Anisotropic Etching and Nanoribbon Formation in Single-Layer Graphene
Leonardo C. Campos, Vitor R. Manfrinato, Javier D. Sanchez-Yamagishi,, Jing Kong, Pablo Jarillo-Herrero

TL;DR
This paper presents a method for anisotropic etching of single-layer graphene using nickel nanoparticles, enabling the creation of nanoribbons with precise crystallographic edges while maintaining high material quality.
Contribution
The study introduces a novel anisotropic etching technique with nickel nanoparticles that produces high-quality graphene nanostructures with aligned edges and a unique catalytic channeling behavior.
Findings
Achieved sub-10nm graphene nanoribbons with controlled edge orientation
Observed a new catalytic channeling behavior preventing intersecting cuts
Maintained graphene quality after etching as confirmed by Raman and electronic measurements
Abstract
We demonstrate anisotropic etching of single-layer graphene by thermally-activated nickel nanoparticles.
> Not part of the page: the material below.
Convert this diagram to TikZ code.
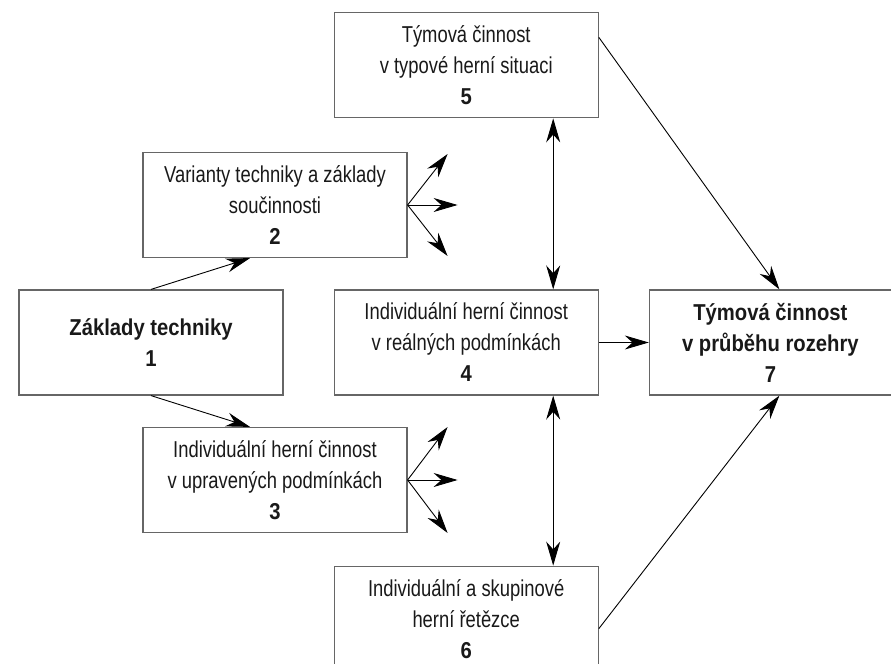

Using this technique, we obtain sub-10nm nanoribbons and other graphene nanostructures with edges aligned along a single crystallographic direction. We observe a new catalytic channeling behavior, whereby etched cuts do not intersect, resulting in continuously connected geometries. Raman spectroscopy and electronic measurements show that the quality of the graphene is resilient under the etching conditions, indicating that this method may serve as a powerful technique to produce graphene nanocircuits with well-defined crystallographic edges.